In the oil and gas industry, modeling of the subsurface is typically utilized for visualization and to assist with analyzing the subsurface volume for potential locations for hydrocarbon resources. Accordingly, various methods exist for estimating the geophysical properties of the subsurface volume (e.g., information in the model domain) by analyzing the recorded measurements from receivers (e.g., information in the data domain) provided that these measured data travel from a source, then penetrate the subsurface volume represented by a subsurface model in model domain, and eventually arrive at the receivers. The measured data carries some information of the geophysical properties that may be utilized to generate the subsurface model.
To generate subsurface models, labels may be applied to the different surfaces within the model. For example, automatically extracting depositional surfaces is particularly useful in seismic data interpretation. Such a process automates the generation of so-called Wheeler diagrams, which provide insights that are difficult to obtain otherwise. Various methods have been proposed in the literature to provide certain aspects of this approach. For example, U.S. Pat. No. 6,850,845 to Stark describes a method to compute seismic horizons and arrange them in a geologic time volume. This method describes phase unwrapping as a mechanism to compute this volume and the horizons. However, the method is computationally expensive, which is further compounded by larger data sets.
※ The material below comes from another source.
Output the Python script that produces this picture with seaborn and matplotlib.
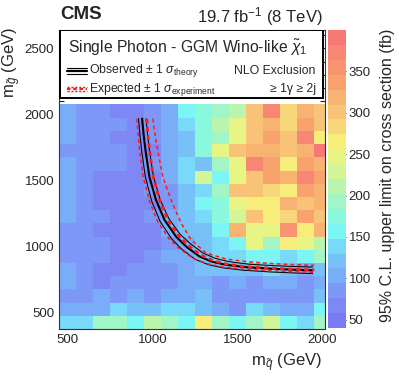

Another approach that may be utilized is described in U.S. Pat. No. 7,769,546 to Lomask et al. and a paper entitled “Flattening without picking”, Geophysics 71, 13-20 (2006). This method describes a global optimization approach that computes a flattened volume from which surfaces may be extracted, wherein the horizon locations are determined for each time slice. This method may require the creation of a volume several times the size of the original volume and, as the method is iterative, it may require multiple iterations for complex data. As a result, the method involves large data amounts and is computationally expensive.
As yet another example of another approach, a publication by Fomel (entitled “Predictive painting of 3-D seismic volumes”, SEG 2008, pp. 864-868) describes a prediction principle to propagate surfaces. This method uses plane-wave destruction to compute a prediction operator Pij that predicts the seismic character (i.e. amplitudes) of trace j given a character at trace i. This computation is a global optimization problem whereby it seeks to minimize the prediction error for all pairs of nearby traces. The resulting operators Pij may then carry any number through, including labels. However, a trace is predicted by only one trace preceding it and the local dip cannot be adjusted because the method relies upon the plane-wave destruction computation. As such, this method may tend to have poor behavior in noisy areas. Further, similar to the other methods, the optimization problem may be computationally expensive for large number of traces (e.g. 3-D volumes).
Another approach that may be utilized is described in an OpendTect's publication. See OpendTect's dGB plugin (user manual: http://www.opendtect.org/rel/doc/User/dgb/chapter3.4_horizoncube_creator.htm#LINK-HORIZONCUBE. CREATOR, dated Oct. 18, 2012). This document describes a method that follows a local dip field to define line segments in 2-D and surface patches in 3-D. In this method, an automated decision is made as to which surfaces at an intersection are to terminate and which surface is to continue. When the empty space between two surfaces exceeds a threshold, then a new surface is introduced. The result of this method is a finite number of surface patches. However, this approach provides surfaces that are not dense and have gaps that are user-controlled, and the surfaces may be difficult to adjust.
Yet another approach that may be utilized is described in a publication by Dave Hale. See Hale, entitled “Image-guided blended neighbor interpolation”, Center for Wave Phenomena report 634, also abstract in SEG2009: 79th Annual Meeting Society of Exploration Geophysicists. This method describes interpolating labels (numbers) from a set of points to the remaining portions of the data cube. The method describes the use of different diffusion methods, such as harmonic or biharmonic interpolation. This method consists of two key steps: (1) compute a distance map (modified by local tensor measurements of the seismic data), and (2) interpolate along this distance. This method may be slow because it needs to perform multiple iterations to solve the partial differential equation that describes harmonic or biharmonic interpolation (e.g., iterations are proportional to one dimension of the data). Accordingly, this method is inefficient and the multiple iterations further complicate the inefficiencies.
As the recovery of natural resources, such as hydrocarbons, rely, in part, on subsurface model, a need exists to enhance subsurface models of one or more geophysical properties. In particular, a need exists for a locally adaptive method, which utilizes any vector field as input, including vectors obtained by this method. Further, a need exists for a method to produce surfaces that span the whole areal extent of the volume and provide surfaces at every location of the volume (e.g., a dense set of surfaces).
What is needed is process that provides a dense set of surfaces that can be adjusted through user interaction, that enhances the representations of geologic features, such as geo-bodies, and that provides a dense representation of surfaces of at least one per voxel.